═══ ENTRIES PROVIDED

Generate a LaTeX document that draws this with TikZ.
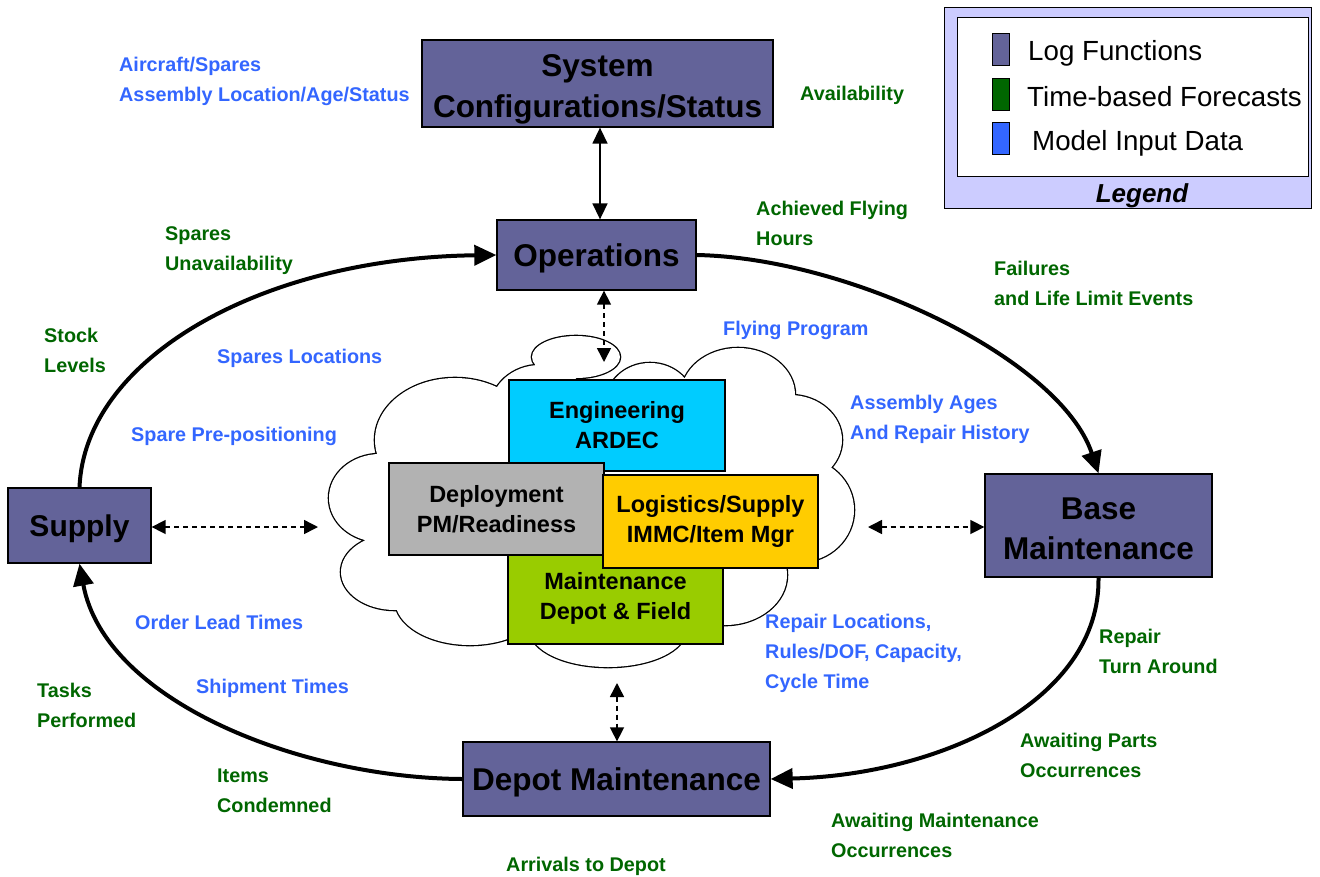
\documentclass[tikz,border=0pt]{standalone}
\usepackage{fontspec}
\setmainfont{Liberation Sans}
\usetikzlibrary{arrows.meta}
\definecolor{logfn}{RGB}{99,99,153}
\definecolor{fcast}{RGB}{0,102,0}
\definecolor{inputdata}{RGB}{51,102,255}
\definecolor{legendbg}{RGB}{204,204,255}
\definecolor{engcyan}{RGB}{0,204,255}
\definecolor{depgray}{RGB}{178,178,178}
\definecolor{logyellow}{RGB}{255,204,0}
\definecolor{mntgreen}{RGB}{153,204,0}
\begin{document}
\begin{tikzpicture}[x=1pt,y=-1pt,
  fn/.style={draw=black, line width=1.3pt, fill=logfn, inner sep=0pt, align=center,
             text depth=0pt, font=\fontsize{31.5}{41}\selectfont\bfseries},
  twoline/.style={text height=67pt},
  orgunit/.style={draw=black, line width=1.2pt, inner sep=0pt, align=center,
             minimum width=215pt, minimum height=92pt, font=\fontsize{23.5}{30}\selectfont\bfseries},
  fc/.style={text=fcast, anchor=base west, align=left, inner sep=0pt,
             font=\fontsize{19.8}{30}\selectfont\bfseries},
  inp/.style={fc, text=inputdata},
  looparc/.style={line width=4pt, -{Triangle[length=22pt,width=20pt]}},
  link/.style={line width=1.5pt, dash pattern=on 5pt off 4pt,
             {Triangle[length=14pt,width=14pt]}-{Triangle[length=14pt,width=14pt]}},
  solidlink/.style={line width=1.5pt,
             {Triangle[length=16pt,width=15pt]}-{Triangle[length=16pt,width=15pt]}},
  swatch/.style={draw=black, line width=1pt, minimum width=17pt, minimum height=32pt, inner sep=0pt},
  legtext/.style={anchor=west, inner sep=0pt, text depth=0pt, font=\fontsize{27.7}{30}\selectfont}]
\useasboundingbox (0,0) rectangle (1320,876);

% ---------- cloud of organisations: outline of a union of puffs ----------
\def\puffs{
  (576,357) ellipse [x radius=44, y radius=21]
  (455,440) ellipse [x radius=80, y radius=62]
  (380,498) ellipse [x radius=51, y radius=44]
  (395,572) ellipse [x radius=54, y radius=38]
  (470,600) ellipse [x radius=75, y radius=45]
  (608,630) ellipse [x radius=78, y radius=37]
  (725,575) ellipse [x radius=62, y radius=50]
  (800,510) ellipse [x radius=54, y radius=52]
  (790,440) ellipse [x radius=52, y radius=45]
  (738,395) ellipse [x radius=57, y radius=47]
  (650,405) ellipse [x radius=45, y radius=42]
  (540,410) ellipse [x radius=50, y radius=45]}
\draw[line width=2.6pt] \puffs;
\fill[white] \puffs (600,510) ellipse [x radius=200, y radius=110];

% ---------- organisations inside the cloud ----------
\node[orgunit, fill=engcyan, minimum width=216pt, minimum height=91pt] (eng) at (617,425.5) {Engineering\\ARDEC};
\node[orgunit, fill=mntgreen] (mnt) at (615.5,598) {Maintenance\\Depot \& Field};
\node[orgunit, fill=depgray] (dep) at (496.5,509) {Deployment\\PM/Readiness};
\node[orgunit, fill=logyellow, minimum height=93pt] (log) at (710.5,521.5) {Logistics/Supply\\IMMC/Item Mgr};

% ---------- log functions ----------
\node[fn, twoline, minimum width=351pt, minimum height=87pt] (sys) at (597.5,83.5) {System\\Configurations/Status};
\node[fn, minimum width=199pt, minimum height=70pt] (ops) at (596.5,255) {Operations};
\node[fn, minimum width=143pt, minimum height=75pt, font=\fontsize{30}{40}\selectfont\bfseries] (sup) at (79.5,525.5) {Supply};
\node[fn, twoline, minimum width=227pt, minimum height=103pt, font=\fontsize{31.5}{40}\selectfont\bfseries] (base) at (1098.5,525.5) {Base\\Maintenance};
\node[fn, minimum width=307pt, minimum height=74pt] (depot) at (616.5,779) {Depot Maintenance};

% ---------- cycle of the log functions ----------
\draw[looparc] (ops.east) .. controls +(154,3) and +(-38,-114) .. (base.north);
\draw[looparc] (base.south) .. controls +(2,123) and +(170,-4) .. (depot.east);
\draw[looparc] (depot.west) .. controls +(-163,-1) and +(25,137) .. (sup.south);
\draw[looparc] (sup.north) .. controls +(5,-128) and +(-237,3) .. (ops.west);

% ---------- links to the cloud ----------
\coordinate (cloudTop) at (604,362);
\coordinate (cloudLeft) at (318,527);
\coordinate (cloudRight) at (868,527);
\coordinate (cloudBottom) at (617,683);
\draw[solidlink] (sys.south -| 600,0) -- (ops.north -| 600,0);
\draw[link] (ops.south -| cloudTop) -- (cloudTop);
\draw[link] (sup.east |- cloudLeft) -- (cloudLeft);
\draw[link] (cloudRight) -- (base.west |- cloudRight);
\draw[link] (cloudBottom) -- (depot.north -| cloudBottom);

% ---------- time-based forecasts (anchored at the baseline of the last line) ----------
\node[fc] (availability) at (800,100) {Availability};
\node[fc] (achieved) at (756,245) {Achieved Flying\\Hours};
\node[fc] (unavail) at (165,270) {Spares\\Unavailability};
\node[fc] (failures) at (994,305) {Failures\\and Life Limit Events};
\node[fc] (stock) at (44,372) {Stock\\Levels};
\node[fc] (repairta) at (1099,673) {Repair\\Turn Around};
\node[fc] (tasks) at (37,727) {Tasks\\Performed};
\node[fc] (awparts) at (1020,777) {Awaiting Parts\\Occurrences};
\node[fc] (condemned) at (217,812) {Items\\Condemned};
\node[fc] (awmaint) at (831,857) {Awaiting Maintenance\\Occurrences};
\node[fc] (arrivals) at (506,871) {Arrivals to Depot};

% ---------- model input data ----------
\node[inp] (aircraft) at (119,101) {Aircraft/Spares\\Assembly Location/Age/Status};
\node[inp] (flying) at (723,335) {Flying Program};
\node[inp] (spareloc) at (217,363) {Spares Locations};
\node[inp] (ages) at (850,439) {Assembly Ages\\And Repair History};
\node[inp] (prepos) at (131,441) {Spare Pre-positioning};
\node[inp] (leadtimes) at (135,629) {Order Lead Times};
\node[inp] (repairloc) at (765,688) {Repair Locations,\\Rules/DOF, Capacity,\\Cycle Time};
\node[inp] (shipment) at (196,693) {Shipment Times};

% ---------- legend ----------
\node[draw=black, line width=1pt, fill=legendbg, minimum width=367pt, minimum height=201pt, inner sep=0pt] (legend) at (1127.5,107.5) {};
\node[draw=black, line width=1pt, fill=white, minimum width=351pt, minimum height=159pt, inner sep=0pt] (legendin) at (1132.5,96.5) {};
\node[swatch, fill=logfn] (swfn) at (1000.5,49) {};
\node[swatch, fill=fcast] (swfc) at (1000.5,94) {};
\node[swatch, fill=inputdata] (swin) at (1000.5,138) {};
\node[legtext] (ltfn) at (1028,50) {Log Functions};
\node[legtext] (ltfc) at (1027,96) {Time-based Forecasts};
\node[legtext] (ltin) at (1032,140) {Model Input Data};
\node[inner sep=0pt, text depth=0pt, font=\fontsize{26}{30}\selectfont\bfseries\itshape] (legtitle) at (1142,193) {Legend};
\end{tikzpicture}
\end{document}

══════
═══ ENTRIES PROVIDED

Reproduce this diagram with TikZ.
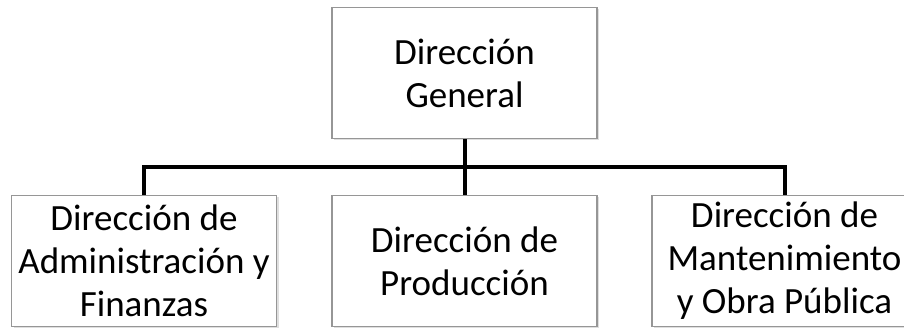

══════

# EXERCISE DETAILS:
Check each line of the entries above, and show every one holding the word "this".

# EXPECTED ANSWER:
Generate a LaTeX document that draws this with TikZ.
Reproduce this diagram with TikZ.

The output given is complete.